The main challenge of the project shown here was to join irregularly shaped but relatively stable porcelain tiles to a wood-strip floor subject to the normal cycles of expansion and contraction. Our solution was to use an attractive, almost invisible movement joint.
The work was done as part of a whole-house remodel and involved considerable effort on the part of the lead carpenter, both in reframing the floor structure and in preparing the flooring to match the contours of the tile. In all, reworking the structure took about 30 hours, and shaping and finishing the wood floor another 54. By contrast, once the carpentry was done, the tile work took only about 26 hours, including 10 to prep the edge tiles so they would butt tightly to the wood; 12 to install the membrane and tile, including grouting; and three to complete the movement joint. This suggests that if you want to use a similar technique on a future project, a simpler design would make a very affordable enhancement.
Beefing Up the Floor
I noticed the deflection in this floor the first time I walked on it. The problem wasn’t with the 1/8-inch-thick plywood subfloor, but with the framing — 6-inch-by-8-inch joists 4 feet on-center. The floor wasn’t going to cave in, but tile requires joists on 16-inch centers, which meant the carpenter had to add 2x12s to create the proper spacing. We extended the new joists at least 2 feet beyond the area to be tiled and added full-depth blocking under all the plywood joints. I then checked deflection with weights and a dial indicator and found it to be well within industry tolerances. Nevertheless, to protect the installation, I decided to include a crack-isolation membrane in the tile substrate, NobleSeal TS (800/878-5788, noblecompany.com). For setting the tiles, I would use a premium thinset mortar from Custom Building Products (800/272-8786, custombuildingproducts.com) mixed with an acrylic additive in place of water, and a polymer-modified grout and color-matched sealant from the same manufacturer.
Laying Out the Pattern
After removing the existing tile from the foyer, the homeowner used building paper and rope to lay out the approximate shape of the pattern he wanted. He lived with it for several days and made some modifications, then cut out the pattern and sent it to the tile manufacturer (Michelle Griffoul Studios, 805/688-9631, michellegriffoul.com), who assembled the required tiles and back-mounted them onto 1- and 2-square-foot sheets. Each mosaic sheet was given an identifying marker for accurate positioning according to a layout map provided with the tiles.
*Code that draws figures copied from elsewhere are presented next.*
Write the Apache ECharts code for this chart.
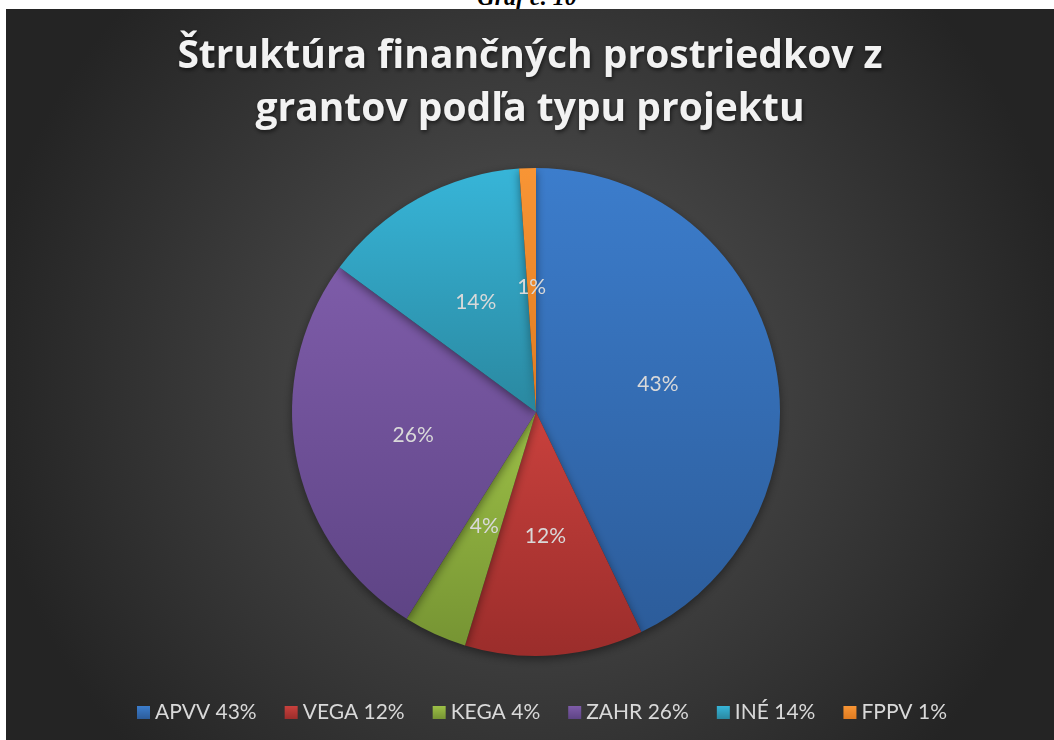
<!DOCTYPE html>
<html>
<head>
<meta charset="utf-8">
<title>Štruktúra finančných prostriedkov z grantov podľa typu projektu</title>
<script src="https://cdn.jsdelivr.net/npm/echarts@6/dist/echarts.min.js"></script>
<style>
  html, body { margin: 0; padding: 0; background: #ffffff; width: 1054px; height: 740px; overflow: hidden; }
  #caption {
    position: absolute; left: 0; top: -17px; width: 1054px; text-align: center;
    font-family: "Liberation Serif", serif; font-style: italic; font-weight: bold;
    font-size: 24px; line-height: 28px; color: #000;
  }
  #chart { position: absolute; left: 6px; top: 9px; width: 1048px; height: 731px; }
</style>
</head>
<body>
<div id="caption">Graf č. 10</div>
<div id="chart"></div>
<script>
// podiely podla typu projektu (odcitane z obrazka)
var categories = ['APVV', 'VEGA', 'KEGA', 'ZAHR', 'INÉ', 'FPPV'];
var shares = [42.9, 11.8, 4.2, 26.2, 13.8, 1.1];

// farby: horna a dolna farba prechodu
var topColors = ['#3c7dcc', '#c9413d', '#9dc047', '#7e5ca9', '#37b5d8', '#f89535'];
var bottomColors = ['#2c5c9a', '#9b2d2b', '#769433', '#5e4485', '#2a88a0', '#e07b20'];

var total = shares.reduce(function (a, b) { return a + b; }, 0);

function grad(i) {
    return new echarts.graphic.LinearGradient(0, 0, 0, 1, [
        { offset: 0, color: topColors[i] },
        { offset: 1, color: bottomColors[i] }
    ]);
}

var pieData = [];
for (var i = 0; i < categories.length; i++) {
    pieData.push({
        name: categories[i],
        value: shares[i],
        itemStyle: { color: grad(i) }
    });
}

var chart = echarts.init(document.getElementById('chart'));

var option = {
    backgroundColor: new echarts.graphic.RadialGradient(0.5, 0.5, 0.75, [
        { offset: 0, color: '#565656' },
        { offset: 1, color: '#242424' }
    ]),
    animation: false,
    title: {
        text: 'Štruktúra finančných prostriedkov z\ngrantov podľa typu projektu',
        left: 'center',
        top: 16,
        textStyle: {
            fontFamily: 'Open Sans',
            fontWeight: 'bold',
            fontSize: 39,
            lineHeight: 53,
            color: '#f2f2f2',
            textShadowColor: 'rgba(0,0,0,0.6)',
            textShadowBlur: 4,
            textShadowOffsetX: 1,
            textShadowOffsetY: 2
        }
    },
    legend: {
        left: 126,
        top: 688,
        itemWidth: 13,
        itemHeight: 13,
        itemGap: 28,
        icon: 'rect',
        data: categories,
        formatter: function (name) {
            var v = shares[categories.indexOf(name)];
            return name + ' ' + Math.round(v / total * 100) + '%';
        },
        textStyle: {
            fontFamily: 'Lato',
            fontSize: 21,
            color: '#d9d9d9'
        }
    },
    series: [{
        type: 'pie',
        center: [530, 403],
        radius: [0, 244],
        startAngle: 90,
        clockwise: true,
        percentPrecision: 0,
        data: pieData,
        itemStyle: {
            borderWidth: 0,
            shadowColor: 'rgba(0,0,0,0.45)',
            shadowBlur: 10,
            shadowOffsetY: 3
        },
        label: {
            show: true,
            position: 'inside',
            formatter: '{d}%',
            fontFamily: 'Lato',
            fontSize: 21,
            color: '#d9d9d9'
        },
        labelLine: { show: false },
        emphasis: { disabled: true }
    }]
};

chart.setOption(option);
</script>
</body>
</html>
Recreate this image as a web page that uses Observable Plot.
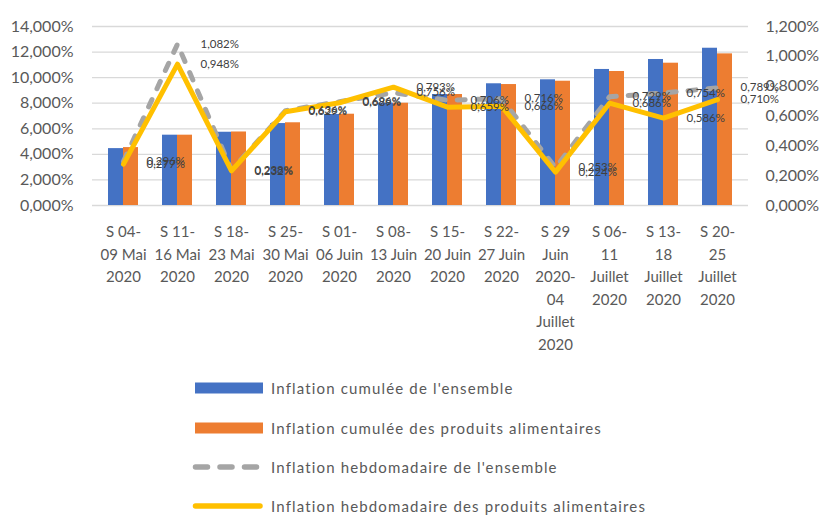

While waiting for the tiles to arrive, the carpenter proceeded with prepping the floor, using a router to cut out the rough outline of the mosaic and remove the stub ends of the strip flooring so new flooring could be woven in. Once the tile arrived, we filled the void in the flooring with 3/4-inch-thick foam panels; this would allow us to position the mosaic sheets on a smooth plane for accurate scribing. Our primary purpose was to precisely locate all the edge tiles, so that a line could be traced for routing the wood floor. But a critical secondary purpose for dry-fitting the sheets was to eliminate the appearance of seaming, which occurs whenever too much space is allowed between sheets of mosaic tile. Also, because the surface of hand-molded tiles is variable, I wanted to make sure that the perimeter tiles were the flattest possible. In some cases, I swapped slightly irregular edge tiles for flatter field tiles of the same pattern to minimize lippage where the tile would abut the perfectly flat wood floor.
Once we were satisfied with the dry-fit, I spent several hours squaring up the flared edges of all the perimeter tiles, first marking a line, then using a grinder to remove the material that would abut the wood. This ensured that I could maintain a tight 1/8-inch movement joint around the tile — the smallest recommended width for an interior movement joint. There was also a practical consideration: The owners have a very active dog whose claws would be too wide to slip into and ruin the soft filler in a 1/8-inch joint.
After grinding the perimeter edges, we repositioned the mosaic sheets and carefully traced a line to guide the router.